Inti’s outlook was influenced by his country’s history with the Pinochet dictatorship. As artists and political opposition was exiled and targeted, muralists began challenging the repressive cultural hegemony that had arisen. Inti’s art follows in the footsteps of many that utilized art to represent the new realities of Chile's culture. This perspective of the social fabric is what inspires Inti to use cultural images into his reimagined symbols.
A reassessed archetype which features in Inti’s work is that of the clown. A clown is seen by Castro as having a sacred role. San Duguero satirizes and points the finger at his reality, thus his social sphere falls into paradox. A clown plays with social expectations of what our norms look like or how they appear. Inti aims at addressing how cultural perceptions form. The clown’s colour palette resembles both of the dolls he dangles between his hands.
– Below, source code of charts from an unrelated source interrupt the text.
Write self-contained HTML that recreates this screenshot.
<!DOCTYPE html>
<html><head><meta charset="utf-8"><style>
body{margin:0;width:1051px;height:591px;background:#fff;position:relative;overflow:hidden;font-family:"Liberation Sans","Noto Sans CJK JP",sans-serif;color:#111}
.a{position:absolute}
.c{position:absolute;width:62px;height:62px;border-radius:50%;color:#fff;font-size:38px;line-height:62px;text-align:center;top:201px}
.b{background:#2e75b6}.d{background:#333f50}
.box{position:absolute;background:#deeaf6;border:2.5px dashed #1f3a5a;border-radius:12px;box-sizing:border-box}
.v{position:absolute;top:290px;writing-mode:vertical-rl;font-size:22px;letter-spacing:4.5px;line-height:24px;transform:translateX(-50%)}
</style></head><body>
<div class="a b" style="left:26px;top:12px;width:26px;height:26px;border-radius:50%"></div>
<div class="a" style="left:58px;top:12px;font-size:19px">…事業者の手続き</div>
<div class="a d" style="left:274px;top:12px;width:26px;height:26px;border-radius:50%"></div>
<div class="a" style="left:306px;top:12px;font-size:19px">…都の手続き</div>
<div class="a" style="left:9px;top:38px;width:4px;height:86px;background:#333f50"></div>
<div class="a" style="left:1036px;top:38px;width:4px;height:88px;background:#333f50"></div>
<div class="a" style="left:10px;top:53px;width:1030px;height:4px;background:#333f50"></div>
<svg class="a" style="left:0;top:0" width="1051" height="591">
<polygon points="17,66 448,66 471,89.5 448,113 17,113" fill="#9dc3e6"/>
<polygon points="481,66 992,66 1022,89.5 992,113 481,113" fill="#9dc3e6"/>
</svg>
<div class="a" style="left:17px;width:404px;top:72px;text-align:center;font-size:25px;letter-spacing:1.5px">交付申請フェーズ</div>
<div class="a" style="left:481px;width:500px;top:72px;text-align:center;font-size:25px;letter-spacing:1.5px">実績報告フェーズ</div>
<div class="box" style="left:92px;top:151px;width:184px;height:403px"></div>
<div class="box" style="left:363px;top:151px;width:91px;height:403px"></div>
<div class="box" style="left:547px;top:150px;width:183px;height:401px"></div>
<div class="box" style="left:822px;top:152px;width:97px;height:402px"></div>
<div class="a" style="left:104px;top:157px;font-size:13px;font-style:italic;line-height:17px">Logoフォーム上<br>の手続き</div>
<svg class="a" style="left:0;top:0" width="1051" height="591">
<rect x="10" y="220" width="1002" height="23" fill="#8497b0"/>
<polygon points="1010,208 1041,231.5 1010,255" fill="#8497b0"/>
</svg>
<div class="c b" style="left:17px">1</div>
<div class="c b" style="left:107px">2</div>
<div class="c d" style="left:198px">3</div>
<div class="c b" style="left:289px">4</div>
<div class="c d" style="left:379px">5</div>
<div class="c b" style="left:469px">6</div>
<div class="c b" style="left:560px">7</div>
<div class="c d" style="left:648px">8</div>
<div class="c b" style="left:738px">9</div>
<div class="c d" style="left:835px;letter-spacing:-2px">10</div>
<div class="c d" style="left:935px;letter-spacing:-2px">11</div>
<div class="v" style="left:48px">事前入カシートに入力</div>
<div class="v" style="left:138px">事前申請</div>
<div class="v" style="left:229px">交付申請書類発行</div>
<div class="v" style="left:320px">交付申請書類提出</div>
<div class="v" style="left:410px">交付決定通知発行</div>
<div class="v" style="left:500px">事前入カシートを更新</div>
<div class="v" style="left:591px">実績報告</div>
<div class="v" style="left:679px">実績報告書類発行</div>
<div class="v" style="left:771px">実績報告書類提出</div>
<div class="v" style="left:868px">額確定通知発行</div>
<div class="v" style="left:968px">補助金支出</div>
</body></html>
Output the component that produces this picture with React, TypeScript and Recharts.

Inti Castro’s work uses spaces to warp our perception of society’s preconceived notions. His art embodies a fantasy-like aura that shifts symbologies’ form. Yet the themes showcased aren’t as abstract as the subject themselves. By linking social patterns and connections art expands our view on history. Through art, Indigenous culture and Spanish Catholic values coexist on a wall. By sharing the platform in which they’re depicted, Inti brings attention and respect to these overlooked cultural elements. As an audience, challenging the origins of our popular visual culture legitimizes overlooked sources of knowledge.